A few evenings later Doc was invited to dinner at the Ottos'. Vin and Olive had been married but were skipping a honeymoon, they said, because of Jerri. They couldn't take the child with them on a wedding trip and were not sure it would be wise to leave her with anyone just yet. Keith Wilding and Melanie Skipworth were also invited.
"This is our fling," Vin said, "a dinner party for our three best friends in our new home, with a drop of champagne."
That was fine with Doc, but at about eleven, just when he was beginning to acquire a pleasant glow after a truly handsome repast, the telephone rang; it was the hospital calling him.
"It has to be me?" he said. "No one else will do?"
What they told him sent him hurrying out to his car with only the briefest of explanations. He drove at a speed that should have earned him a ticket. Even so, when he brought his vehicle to a lurching halt in the hospital driveway, Chief Lighthill's car was already there, and the chief was one of a gesticulating group in the lobby.
"Where is she?" Doc demanded.
"In surgery," someone said. "Doctor Wallingford and Doctor Kern are trying to save her."
Doc went striding down the corridor to surgery and peered through the door-glass. There was nothing he could do at that point. Both Wallingford and Kern were better surgeons than he, and he could only consider himself lucky they had been available. He returned to the lobby. "How did it happen?" he asked the chief.
"All I know is, she jumped out the window. I don't know why. Terry here was on guard duty outside her door. He says he heard her yelling."
"Yelling?" Doc scowled at Terry Hinson, who was not a man given to flights of imagination. "Yelling what?"
"Well, I can't swear to it, but I think she was yelling 'No, no!' And then I think she said 'I won't! I'll kill myself first!' " Hinson rubbed his jaw. "I'm pretty sure of that last part about killing herself. I was at the door by then."
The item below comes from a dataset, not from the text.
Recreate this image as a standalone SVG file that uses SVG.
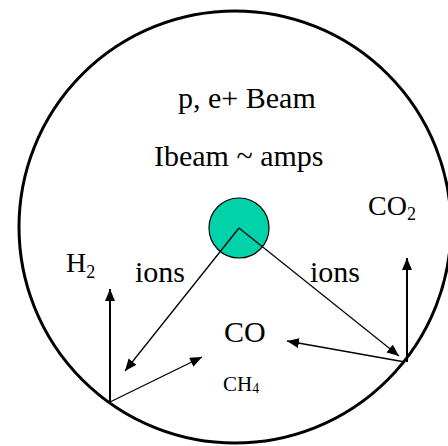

"And when you opened the door?"
"She was out of bed and had the window open, struggling to climb out."
"Struggling
to climb out?" Doc said.
"Well, it was queer. Even though she was out of her mind, she must have known it was wrong and imagined somebody was holding her back. She actually seemed to be struggling to break loose and kept sobbing 'Let me go! Let me go!' Before I could reach her she did break loose—from whatever she thought was trying to hold her, I mean—and threw herself out. "
The chief said to Doc, "Nurse Thomas here says she saw the struggle at the window too."
Doc turned to scowl at Nurse Thomas, who would have been in charge of the fourth floor at that time. She was a rock-steady, no-nonsense woman of forty. "That's how it happened, Mary?"
"That's how it happened, Doctor. There can be no
question about the struggle and what she cried out. Officer Hinson and I were both in the room then."
"Let's have a look at that room, Chief," Doc said.
"I already have, But if you think it'll do any good . . .
They went up to the fourth floor and entered Elizabeth Peckham's room together. Doc walked to the still-open window and looked down, then stepped back shaking his head. He began to walk about, peering at the floor.
"There's nothing," the chief said. "I've been over it inch by inch."
"You think she could have imagined a visitation?"
"Hell, don't ask me. You're the doctor. I'm just a
cop."
"Let's hope she just imagined it," Doc said. "Let's hang onto that much, anyway."
At two o'clock that morning Elizabeth Peckham died of her injuries.
E
ight hours after Elizabeth Peckham's departure from life, Doc Broderick answered his telephone and found himself talking to old Victor Yambor in Glendevon. "Can you come over here, Norman?" Yambor said. "It's important."